O amor é de graça. A identidade de uma criança deve ser forjada pelo que ela é - um ser único neste mundo e não uma medida do que está faltando nos pais. Criança não é troféu e nem chaveiro. Criança é aquilo que deixamos morrer ao longo dos anos: a nossa melhor parte.
Há alguns dias adotamos uma cachorrinha que sobreviveu a um atropelamento e a inúmeros maus tratos; a cadela possui marcas de queimaduras pelo corpo, marcas de cigarros. Que ser humano é capaz de fazer algo assim com um animal tão decente? Aliás: somente o ser humano é capaz de tamanha crueldade.

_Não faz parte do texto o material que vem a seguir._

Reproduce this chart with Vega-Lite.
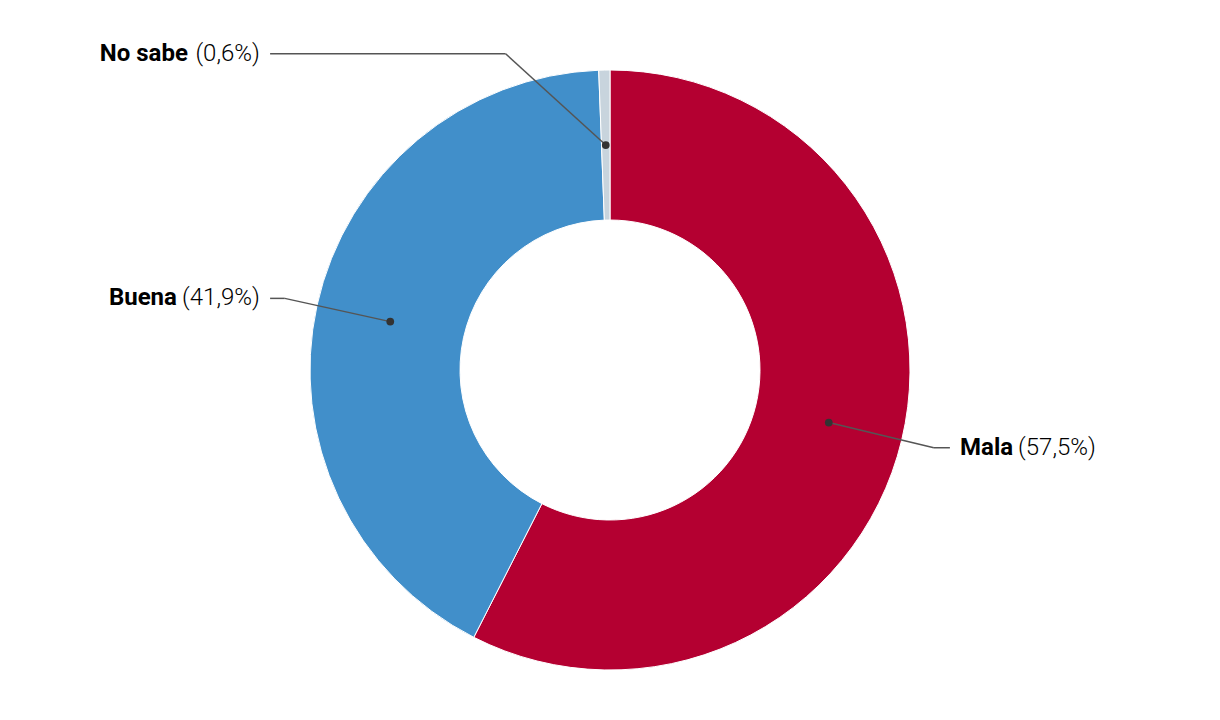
{
  "$schema": "https://vega.github.io/schema/vega-lite/v6.json",
  "width": 1220,
  "height": 700,
  "padding": {"top": 20, "left": 0, "right": 0, "bottom": 0},
  "autosize": "none",
  "background": "white",
  "config": {"view": {"stroke": null}},
  "data": {
    "values": [
      {"name": "Mala", "value": 57.5, "pct": "(57,5%)", "ord": 1},
      {"name": "Buena", "value": 41.9, "pct": "(41,9%)", "ord": 2},
      {"name": "No sabe", "value": 0.6, "pct": "(0,6%)", "ord": 3}
    ]
  },
  "transform": [
    {"window": [{"op": "sum", "field": "value", "as": "cum"}], "sort": [{"field": "ord"}], "frame": [null, 0]},
    {"joinaggregate": [{"op": "sum", "field": "value", "as": "total"}]},
    {"calculate": "2*PI*(datum.cum - datum.value/2)/datum.total", "as": "a"},
    {"calculate": "datum.a - (datum.value/datum.total < 0.05 ? 0.30 : 0)", "as": "ea"},
    {"calculate": "0.75*sin(datum.a)", "as": "x0"},
    {"calculate": "0.75*cos(datum.a)", "as": "y0"},
    {"calculate": "1.11*sin(datum.ea)", "as": "x1"},
    {"calculate": "1.11*cos(datum.ea)", "as": "y1"},
    {"calculate": "datum.x1 > 0 ? 1 : -1", "as": "side"},
    {"calculate": "datum.side*1.133", "as": "x2"},
    {"calculate": "datum.side*1.167", "as": "tx"},
    {"calculate": "datum.tx + (length(datum.name)*13 + 6)/300", "as": "pctRight"},
    {"calculate": "datum.tx - (length(datum.pct)*11 + 6)/300", "as": "nameLeft"}
  ],
  "layer": [
    {
      "mark": {"type": "arc", "outerRadius": 300, "innerRadius": 150, "stroke": "white", "strokeWidth": 1},
      "encoding": {
        "theta": {"field": "value", "type": "quantitative", "stack": true},
        "order": {"field": "ord", "type": "quantitative", "sort": "ascending"},
        "color": {
          "field": "name", "type": "nominal",
          "scale": {"domain": ["Mala", "Buena", "No sabe"], "range": ["#b40031", "#418fca", "#c8d4dd"]},
          "legend": null
        }
      }
    },
    {
      "mark": {"type": "rule", "color": "#555555", "strokeWidth": 1.5},
      "encoding": {
        "x": {"field": "x0", "type": "quantitative", "scale": {"domain": [-2.03333, 2.03333], "nice": false, "zero": false}, "axis": null},
        "y": {"field": "y0", "type": "quantitative", "scale": {"domain": [-1.16667, 1.16667], "nice": false, "zero": false}, "axis": null},
        "x2": {"field": "x1"},
        "y2": {"field": "y1"}
      }
    },
    {
      "mark": {"type": "rule", "color": "#555555", "strokeWidth": 1.5},
      "encoding": {
        "x": {"field": "x1", "type": "quantitative"},
        "y": {"field": "y1", "type": "quantitative"},
        "x2": {"field": "x2"},
        "y2": {"field": "y1"}
      }
    },
    {
      "mark": {"type": "point", "filled": true, "color": "#333333", "size": 60, "opacity": 1},
      "encoding": {
        "x": {"field": "x0", "type": "quantitative"},
        "y": {"field": "y0", "type": "quantitative"}
      }
    },
    {
      "transform": [{"filter": "datum.side > 0"}],
      "mark": {"type": "text", "font": "Roboto", "fontSize": 24, "fontWeight": "bold", "align": "left", "baseline": "middle", "color": "#000000"},
      "encoding": {
        "x": {"field": "tx", "type": "quantitative"},
        "y": {"field": "y1", "type": "quantitative"},
        "text": {"field": "name"}
      }
    },
    {
      "transform": [{"filter": "datum.side > 0"}],
      "mark": {"type": "text", "font": "Roboto", "fontSize": 24, "fontWeight": 300, "align": "left", "baseline": "middle", "color": "#000000"},
      "encoding": {
        "x": {"field": "pctRight", "type": "quantitative"},
        "y": {"field": "y1", "type": "quantitative"},
        "text": {"field": "pct"}
      }
    },
    {
      "transform": [{"filter": "datum.side < 0"}],
      "mark": {"type": "text", "font": "Roboto", "fontSize": 24, "fontWeight": 300, "align": "right", "baseline": "middle", "color": "#000000"},
      "encoding": {
        "x": {"field": "tx", "type": "quantitative"},
        "y": {"field": "y1", "type": "quantitative"},
        "text": {"field": "pct"}
      }
    },
    {
      "transform": [{"filter": "datum.side < 0"}],
      "mark": {"type": "text", "font": "Roboto", "fontSize": 24, "fontWeight": "bold", "align": "right", "baseline": "middle", "color": "#000000"},
      "encoding": {
        "x": {"field": "nameLeft", "type": "quantitative"},
        "y": {"field": "y1", "type": "quantitative"},
        "text": {"field": "name"}
      }
    }
  ]
}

Ela chegou em casa com o rabo entre as pernas porque é a mensagem que ficou de sua convivência com as pessoas. Minhas filhas a receberam com todo o carinho do mundo. Isadora a batizou de Amorinha. Depois de algumas horas com as meninas, Amorinha já havia tirado o rabo das pernas e o balançava, como se estivesse sorrindo.
Dias antes, Dodó ouviu uma conversa de adultos, e estava quieta demais. Me perguntou com os olhos mais puros do mundo: "Papai, se um dia você for embora, promete que não vai esquecer de mim?". Dodó tem 4 anos.
As pessoas olham o Instagram, as redes sociais e imaginam que a vida é um sorriso congelado; um passarinho voando feliz; um picolé que não derrete; tudo cor-de-rosa. Dobrei meus joelhos e abracei minha filha e nem sei se consegui disfarçar o meu choro. Já não quero disfarçar coisa nenhuma.
Cansei! Depois de um tempo, entendi as palavras que importam. E que as pessoas e as ações importam muito mais.
Em pouco tempo eu era o lobo caçando minhas pequenas presas pela casa. A alegria morava no nosso lar. E, dias depois, fui com a Ju buscar nossas filhas no colégio e levamos Amorinha de surpresa. As meninas trouxeram todas as coleguinhas para conhecer a nova integrante da família.
O olhar da cachorrinha é igual ao de minha filha de 4 anos. Irradia bondade, luz e esperança. No caminho de volta, todos nós juntos, Dodó disse: "Nossa família toda juntinho, e nossa família ficou maior. Maior que a calçada, maior que a rua. Maior que o céu".
Ju e eu ficamos emocionados com o poder curativo do amor. Do amor de uma vira-lata que a vida espancou, queimou, e ela devolveu com amor. Tenho muito a aprender com os cães e com as crianças.
Claro que observo a hipocrisia, a que define uma óbvia falha de caráter visto que tem como única intenção a obtenção de vantagem, seja ela financeira, de status ou qualquer coisa assim. Vale lembrar que quem mantém o "ator", o sujeito hipócrita é a plateia que aplaude. Ambos entusiastas da farsa, mesmo afirmando ser praticantes da verdade.
Jogo fora a filosofia e tanta porcaria, respiro. Sei quem sou. Quantas "pessoas", além das crianças e dos cães fazem você se sentir raro, puro e até mesmo especial de verdade? Quantas?
Sofro com as milhares de mortes e vidas desoladas. E caminhando com minhas filhas, minha companheira e Amorinha, observo o óbvio: aqueles que nós resgatamos, são, na realidade, os que nos salvam do nosso egoísmo - os que nos resgatam.